BEGIN Data provided

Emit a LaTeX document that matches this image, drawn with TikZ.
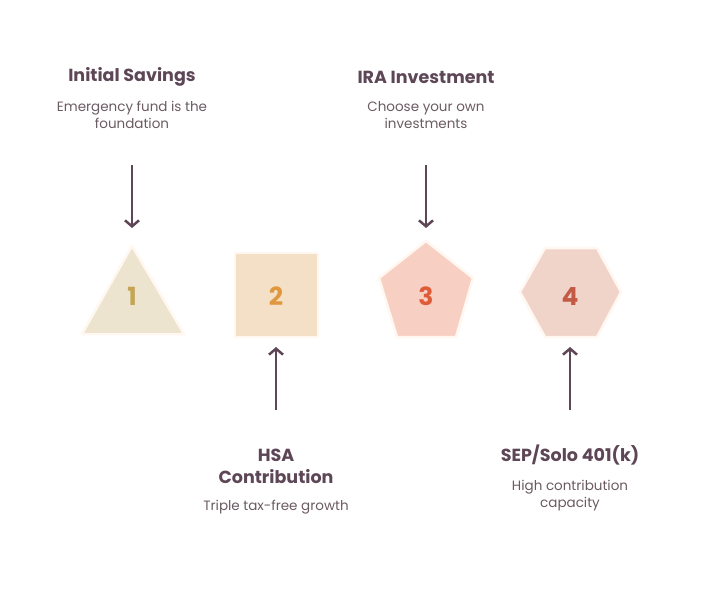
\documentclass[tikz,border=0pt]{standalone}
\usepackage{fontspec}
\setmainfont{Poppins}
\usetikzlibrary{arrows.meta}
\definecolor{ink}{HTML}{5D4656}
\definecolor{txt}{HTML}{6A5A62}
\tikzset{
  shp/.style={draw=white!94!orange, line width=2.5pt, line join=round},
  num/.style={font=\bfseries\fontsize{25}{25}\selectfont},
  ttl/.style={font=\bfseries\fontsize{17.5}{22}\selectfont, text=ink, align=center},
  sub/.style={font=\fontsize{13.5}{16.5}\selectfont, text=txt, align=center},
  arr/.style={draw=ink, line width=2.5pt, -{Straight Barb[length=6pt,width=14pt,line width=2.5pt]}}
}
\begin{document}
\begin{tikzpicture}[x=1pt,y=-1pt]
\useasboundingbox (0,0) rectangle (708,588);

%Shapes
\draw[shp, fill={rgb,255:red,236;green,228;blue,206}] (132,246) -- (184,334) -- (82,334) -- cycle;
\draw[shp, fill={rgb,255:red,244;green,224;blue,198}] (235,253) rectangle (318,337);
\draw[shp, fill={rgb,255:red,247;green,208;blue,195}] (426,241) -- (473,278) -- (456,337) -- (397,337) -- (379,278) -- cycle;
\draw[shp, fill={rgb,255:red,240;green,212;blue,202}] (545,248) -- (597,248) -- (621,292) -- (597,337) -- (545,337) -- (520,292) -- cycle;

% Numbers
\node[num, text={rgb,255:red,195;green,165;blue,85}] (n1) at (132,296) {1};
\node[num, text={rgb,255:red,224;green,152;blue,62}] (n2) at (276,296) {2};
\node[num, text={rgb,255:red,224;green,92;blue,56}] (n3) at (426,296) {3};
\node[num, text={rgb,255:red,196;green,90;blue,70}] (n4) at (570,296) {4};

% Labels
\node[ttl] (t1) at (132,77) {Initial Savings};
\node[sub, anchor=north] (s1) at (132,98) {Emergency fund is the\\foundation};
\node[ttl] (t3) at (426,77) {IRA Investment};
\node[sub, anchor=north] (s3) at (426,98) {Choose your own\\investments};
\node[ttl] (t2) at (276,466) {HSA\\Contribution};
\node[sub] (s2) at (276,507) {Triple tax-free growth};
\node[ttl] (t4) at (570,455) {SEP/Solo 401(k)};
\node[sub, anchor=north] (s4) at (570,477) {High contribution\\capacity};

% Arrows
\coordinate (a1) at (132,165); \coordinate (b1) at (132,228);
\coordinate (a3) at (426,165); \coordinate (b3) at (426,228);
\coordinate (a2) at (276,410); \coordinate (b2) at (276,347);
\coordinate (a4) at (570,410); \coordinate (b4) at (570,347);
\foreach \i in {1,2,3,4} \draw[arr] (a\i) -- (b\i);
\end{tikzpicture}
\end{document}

END Data provided

Given request: Transcribe the opening line of the listing above, please, and every line after it through the line with "(0,0) rectangle (708,588);", word for word, without pictures.

Correct response:
Emit a LaTeX document that matches this image, drawn with TikZ.
\documentclass[tikz,border=0pt]{standalone}
\usepackage{fontspec}
\setmainfont{Poppins}
\usetikzlibrary{arrows.meta}
\definecolor{ink}{HTML}{5D4656}
\definecolor{txt}{HTML}{6A5A62}
\tikzset{
  shp/.style={draw=white!94!orange, line width=2.5pt, line join=round},
  num/.style={font=\bfseries\fontsize{25}{25}\selectfont},
  ttl/.style={font=\bfseries\fontsize{17.5}{22}\selectfont, text=ink, align=center},
  sub/.style={font=\fontsize{13.5}{16.5}\selectfont, text=txt, align=center},
  arr/.style={draw=ink, line width=2.5pt, -{Straight Barb[length=6pt,width=14pt,line width=2.5pt]}}
}
\begin{document}
\begin{tikzpicture}[x=1pt,y=-1pt]
\useasboundingbox (0,0) rectangle (708,588);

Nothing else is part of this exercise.